Standing before the Brandenburg Gate, every man is a German separated from his fellow men.
Every man is a Berliner, forced to look upon a scar.
President Von Weizsäcker has said, “The German question is open as long as the Brandenburg Gate is closed.” Well, today – today I say: As long as this gate is closed, as long as this scar of a wall is permitted to stand, it is not the German question alone that remains open, but the question of freedom for all mankind.
Yet, I do not come here to lament. For I find in Berlin a message of hope, even in the shadow of this wall, a message of triumph. …
Where four decades ago there was rubble, today in West Berlin there is the greatest industrial output of any city in Germany: busy office blocks, fine homes and apartments, proud avenues, and the spreading lawns of parkland. Where a city’s culture seemed to have been destroyed, today there are two great universities, orchestras and an opera, countless theaters, and museums. Where there was want, today there’s abundance. … From devastation, from utter ruin, you Berliners have, in freedom, rebuilt a city that once again ranks as one of the greatest on earth. …

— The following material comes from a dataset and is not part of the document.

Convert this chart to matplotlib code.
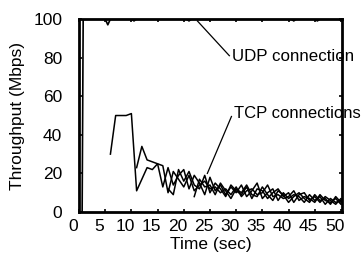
import numpy as np
import matplotlib
matplotlib.use("Agg")
import matplotlib.pyplot as plt
import matplotlib.transforms as mtransforms

plt.rcParams['font.family'] = ['Liberation Sans', 'DejaVu Sans']

# UDP flow (time, throughput)
udp_t = [0.6, 0.8, 5.0, 5.5, 6.0, 10.0, 10.5, 11.0, 20.5, 21.0, 21.5,
         40.5, 41.0, 41.5, 45.0, 45.5, 46.0, 49.5, 50.0, 50.5]
udp_v = [0, 100, 100, 97, 100, 100, 99, 100, 100, 99, 100,
         100, 99, 100, 100, 99, 100, 100, 99.3, 100]

# TCP flows
tcp1_t = list(range(6, 52))
tcp1_v = [30, 50, 50, 50, 51, 11, 17, 23, 22, 25, 24, 10, 21, 17, 13, 19, 11, 14,
          16, 12, 13, 10, 12, 9, 13, 8, 11, 12, 9, 10, 14, 8, 9, 7, 8, 11, 6, 8,
          7, 5, 9, 6, 5, 7, 4, 5]

tcp2_t = list(range(11, 52))
tcp2_v = [23, 34, 27, 26, 25, 13, 23, 14, 19, 22, 12, 19, 15, 9, 18, 11, 14, 9,
          13, 10, 14, 8, 11, 15, 7, 10, 12, 6, 10, 7, 9, 8, 5, 9, 6, 8, 4, 7, 5,
          6, 3]

tcp3_t = list(range(17, 52))
tcp3_v = [12, 9, 22, 16, 21, 14, 12, 19, 10, 15, 12, 8, 14, 11, 9, 13, 7, 12,
          11, 7, 10, 12, 8, 10, 5, 9, 10, 6, 8, 5, 8, 6, 4, 7, 4]

tcp4_t = list(range(22, 52))
tcp4_v = [8, 17, 13, 14, 9, 15, 11, 7, 12, 10, 14, 9, 8, 13, 9, 6, 11, 9, 5, 8,
          10, 7, 5, 9, 6, 7, 4, 8, 5, 6]

xticks = [0, 5, 10, 15, 20, 25, 30, 35, 40, 45, 50]
yticks = [0, 20, 40, 60, 80, 100]

fs = 12.5

fig = plt.figure(figsize=(3.63, 2.57), dpi=100)
ax = fig.add_axes([0.2176, 0.175, 0.7245, 0.751])

ax.plot(udp_t, udp_v, color='black', lw=1.2)
for t, v in [(tcp1_t, tcp1_v), (tcp2_t, tcp2_v), (tcp3_t, tcp3_v), (tcp4_t, tcp4_v)]:
    ax.plot(t, v, color='black', lw=1.1)

ax.set_xlim(0, 50.2)
ax.set_ylim(0, 100)
ax.set_xticks(xticks)
ax.set_yticks(yticks)
ax.tick_params(direction='in', length=2.5, width=1.2, labelsize=fs,
               right=True, top=True, pad=5)
ax.tick_params(axis='y', pad=12)
for sp in ax.spines.values():
    sp.set_linewidth(2)

# tick labels sit a bit left of their ticks
offset = mtransforms.ScaledTranslation(-6 / 100, 0, fig.dpi_scale_trans)
for lab in ax.get_xticklabels():
    lab.set_transform(lab.get_transform() + offset)

ax.set_xlabel("Time (sec)", fontsize=fs, labelpad=2)
ax.set_ylabel("Throughput (Mbps)", fontsize=fs, labelpad=6)

# annotation leaders
ax.plot([22.6, 28.7], [99, 81], color='black', lw=0.9, clip_on=False)
ax.text(29.2, 80.5, "UDP connection", fontsize=12.2, va='center', ha='left')
ax.plot([24.5, 29.1], [20, 49.5], color='black', lw=0.9, clip_on=False)
ax.text(29.6, 51, "TCP connections", fontsize=12, va='center', ha='left')

fig.savefig("out.png", dpi=100)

In the 1950s Khrushchev predicted: “We will bury you.”
But in the West today, we see a free world that has achieved a level of prosperity and well-being unprecedented in all human history. In the Communist world, we see failure, technological backwardness, declining standards of health, even want of the most basic kind – too little food. Even today, the Soviet Union still cannot feed itself. After these four decades, then, there stands before the entire world one great and inescapable conclusion: Freedom leads to prosperity. Freedom replaces the ancient hatreds among nations with comity and peace. Freedom is the victor.
And now – now the Soviets themselves may, in a limited way, be coming to understand the importance of freedom. We hear much from Moscow about a new policy of reform and openness. Some political prisoners have been released. Certain foreign news broadcasts are no longer being jammed. Some economic enterprises have been permitted to operate with greater freedom from state control.
Are these the beginnings of profound changes in the Soviet state? Or are they token gestures intended to raise false hopes in the West, or to strengthen the Soviet system without changing it? We welcome change and openness; for we believe that freedom and security go together, that the advance of human liberty – the advance of human liberty can only strengthen the cause of world peace.
There is one sign the Soviets can make that would be unmistakable, that would advance dramatically the cause of freedom and peace.
General Secretary Gorbachev, if you seek peace, if you seek prosperity for the Soviet Union and Eastern Europe, if you seek liberalization: Come here to this gate.
Mr. Gorbachev, open this gate.
Mr. Gorbachev – Mr. Gorbachev, tear down this wall!